■ **CHALLENGE**
Transcribe the listing in full, excluding any pictures.

_ _ _

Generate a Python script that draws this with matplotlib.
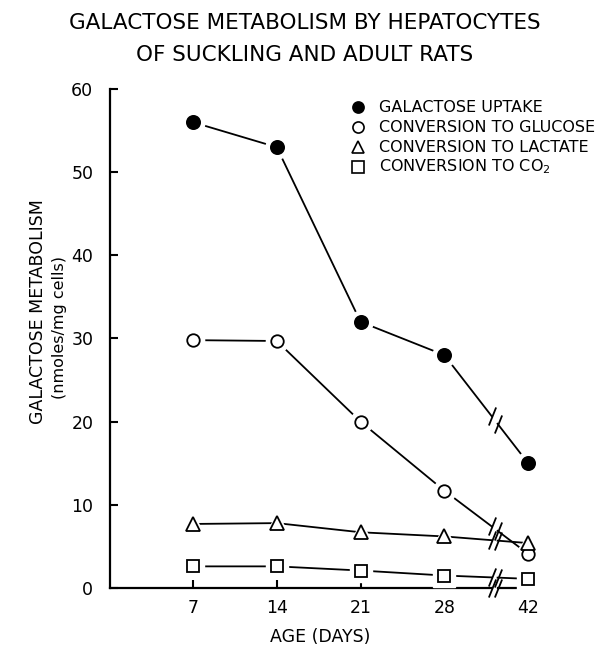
import numpy as np
import matplotlib
matplotlib.use('Agg')
import matplotlib.pyplot as plt

# age of the rats (days) and measured galactose metabolism (nmoles/mg cells)
ages = ['7', '14', '21', '28', '42']
uptake = [56.0, 53.0, 32.0, 28.0, 15.0]
glucose = [29.8, 29.7, 20.0, 11.7, 4.1]
lactate = [7.7, 7.8, 6.7, 6.2, 5.4]
co2 = [2.6, 2.6, 2.1, 1.5, 1.1]

labels = ['GALACTOSE UPTAKE', 'CONVERSION TO GLUCOSE',
          'CONVERSION TO LACTATE', 'CONVERSION TO CO$_2$']

plt.rcParams['font.family'] = 'DejaVu Sans'

fig = plt.figure(figsize=(6.09, 6.49), dpi=100)
ax = fig.add_axes([0.1806, 0.0940, 0.6908, 0.7689])

x = np.arange(1, len(ages) + 1)
brk = 0.6        # where the axis break sits between 28 and 42
gap = 0.035      # half width of the break gap (data units)
slash = [(-0.4, -1.0), (0.4, 1.0)]

styles = [
    (uptake, 'o', 'black', 9.5),
    (glucose, 'o', 'white', 9.0),
    (lactate, '^', 'white', 9.5),
    (co2, 's', 'white', 8.5),
]

for y, mk, fc, ms in styles:
    y = np.asarray(y)
    xb = x[3] + brk
    slope = (y[4] - y[3])
    y1 = y[3] + slope * (brk - gap)
    y2 = y[3] + slope * (brk + gap)
    # connecting lines, broken between 28 and 42
    ax.plot(list(x[:4]) + [xb - gap], list(y[:4]) + [y1],
            color='black', lw=1.3, clip_on=False, zorder=2)
    ax.plot([xb + gap, x[4]], [y2, y[4]],
            color='black', lw=1.3, clip_on=False, zorder=2)
    ax.plot([xb - gap, xb + gap], [y1, y2], ls='none', marker=slash,
            ms=13, mew=1.3, color='black', clip_on=False, zorder=3)
    # white halo keeps a small gap between line and symbol
    ax.plot(x, y, ls='none', marker=mk, ms=ms + 7, mfc='white', mec='white',
            clip_on=False, zorder=4)
    ax.plot(x, y, ls='none', marker=mk, ms=ms, mfc=fc, mec='black',
            mew=1.3, clip_on=False, zorder=5)

ax.set_xlim(0.01, 5.03)
ax.set_ylim(0, 60)

# bottom axis drawn by hand so it can carry the break
ax.spines['bottom'].set_visible(False)
ax.spines['top'].set_visible(False)
ax.spines['right'].set_visible(False)
ax.spines['left'].set_linewidth(1.6)
xb = x[3] + brk
ax.plot([0.01, xb - gap], [0, 0], color='black', lw=1.6, clip_on=False, zorder=1)
ax.plot([xb + gap, 5.03], [0, 0], color='black', lw=1.6, clip_on=False, zorder=1)
ax.plot([xb - gap, xb + gap], [0, 0], ls='none', marker=slash, ms=13,
        mew=1.3, color='black', clip_on=False, zorder=3)

ax.set_xticks(x)
ax.set_xticklabels(ages)
ax.set_yticks(np.arange(0, 61, 10))
ax.tick_params(direction='in', length=6, width=1.5, labelsize=12.5, pad=8)
ax.tick_params(axis='y', pad=12)

ax.set_xlabel('AGE (DAYS)', fontsize=12.5, labelpad=8)
fig.text(0.063, 0.52, 'GALACTOSE METABOLISM', rotation=90, fontsize=12.5,
         ha='center', va='center')
fig.text(0.098, 0.495, '(nmoles/mg cells)', rotation=90, fontsize=11.5,
         ha='center', va='center')

fig.text(0.5, 0.964, 'GALACTOSE METABOLISM BY HEPATOCYTES', fontsize=15.5,
         ha='center', va='center')
fig.text(0.5, 0.916, 'OF SUCKLING AND ADULT RATS', fontsize=15.5,
         ha='center', va='center')

# legend drawn as a column of symbols and text
fc_list = ['black', 'white', 'white', 'white']
mk_list = ['o', 'o', '^', 's']
for i, lab in enumerate(labels):
    yy = 1 - (107 + 20 * i) / 649
    fig.lines.append(plt.Line2D([358 / 609], [yy], transform=fig.transFigure,
                                ls='none', marker=mk_list[i], ms=8,
                                mfc=fc_list[i], mec='black', mew=1.2))
    fig.text(379 / 609, yy, lab, fontsize=11.5, ha='left', va='center')

fig.savefig('out.png', dpi=100)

_ _ _

■ **WORKED SOLUTION**
Generate a Python script that draws this with matplotlib.
import numpy as np
import matplotlib
matplotlib.use('Agg')
import matplotlib.pyplot as plt

# age of the rats (days) and measured galactose metabolism (nmoles/mg cells)
ages = ['7', '14', '21', '28', '42']
uptake = [56.0, 53.0, 32.0, 28.0, 15.0]
glucose = [29.8, 29.7, 20.0, 11.7, 4.1]
lactate = [7.7, 7.8, 6.7, 6.2, 5.4]
co2 = [2.6, 2.6, 2.1, 1.5, 1.1]

labels = ['GALACTOSE UPTAKE', 'CONVERSION TO GLUCOSE',
          'CONVERSION TO LACTATE', 'CONVERSION TO CO$_2$']

plt.rcParams['font.family'] = 'DejaVu Sans'

fig = plt.figure(figsize=(6.09, 6.49), dpi=100)
ax = fig.add_axes([0.1806, 0.0940, 0.6908, 0.7689])

x = np.arange(1, len(ages) + 1)
brk = 0.6        # where the axis break sits between 28 and 42
gap = 0.035      # half width of the break gap (data units)
slash = [(-0.4, -1.0), (0.4, 1.0)]

styles = [
    (uptake, 'o', 'black', 9.5),
    (glucose, 'o', 'white', 9.0),
    (lactate, '^', 'white', 9.5),
    (co2, 's', 'white', 8.5),
]

for y, mk, fc, ms in styles:
    y = np.asarray(y)
    xb = x[3] + brk
    slope = (y[4] - y[3])
    y1 = y[3] + slope * (brk - gap)
    y2 = y[3] + slope * (brk + gap)
    # connecting lines, broken between 28 and 42
    ax.plot(list(x[:4]) + [xb - gap], list(y[:4]) + [y1],
            color='black', lw=1.3, clip_on=False, zorder=2)
    ax.plot([xb + gap, x[4]], [y2, y[4]],
            color='black', lw=1.3, clip_on=False, zorder=2)
    ax.plot([xb - gap, xb + gap], [y1, y2], ls='none', marker=slash,
            ms=13, mew=1.3, color='black', clip_on=False, zorder=3)
    # white halo keeps a small gap between line and symbol
    ax.plot(x, y, ls='none', marker=mk, ms=ms + 7, mfc='white', mec='white',
            clip_on=False, zorder=4)
    ax.plot(x, y, ls='none', marker=mk, ms=ms, mfc=fc, mec='black',
            mew=1.3, clip_on=False, zorder=5)

ax.set_xlim(0.01, 5.03)
ax.set_ylim(0, 60)

# bottom axis drawn by hand so it can carry the break
ax.spines['bottom'].set_visible(False)
ax.spines['top'].set_visible(False)
ax.spines['right'].set_visible(False)
ax.spines['left'].set_linewidth(1.6)
xb = x[3] + brk
ax.plot([0.01, xb - gap], [0, 0], color='black', lw=1.6, clip_on=False, zorder=1)
ax.plot([xb + gap, 5.03], [0, 0], color='black', lw=1.6, clip_on=False, zorder=1)
ax.plot([xb - gap, xb + gap], [0, 0], ls='none', marker=slash, ms=13,
        mew=1.3, color='black', clip_on=False, zorder=3)

ax.set_xticks(x)
ax.set_xticklabels(ages)
ax.set_yticks(np.arange(0, 61, 10))
ax.tick_params(direction='in', length=6, width=1.5, labelsize=12.5, pad=8)
ax.tick_params(axis='y', pad=12)

ax.set_xlabel('AGE (DAYS)', fontsize=12.5, labelpad=8)
fig.text(0.063, 0.52, 'GALACTOSE METABOLISM', rotation=90, fontsize=12.5,
         ha='center', va='center')
fig.text(0.098, 0.495, '(nmoles/mg cells)', rotation=90, fontsize=11.5,
         ha='center', va='center')

fig.text(0.5, 0.964, 'GALACTOSE METABOLISM BY HEPATOCYTES', fontsize=15.5,
         ha='center', va='center')
fig.text(0.5, 0.916, 'OF SUCKLING AND ADULT RATS', fontsize=15.5,
         ha='center', va='center')

# legend drawn as a column of symbols and text
fc_list = ['black', 'white', 'white', 'white']
mk_list = ['o', 'o', '^', 's']
for i, lab in enumerate(labels):
    yy = 1 - (107 + 20 * i) / 649
    fig.lines.append(plt.Line2D([358 / 609], [yy], transform=fig.transFigure,
                                ls='none', marker=mk_list[i], ms=8,
                                mfc=fc_list[i], mec='black', mew=1.2))
    fig.text(379 / 609, yy, lab, fontsize=11.5, ha='left', va='center')

fig.savefig('out.png', dpi=100)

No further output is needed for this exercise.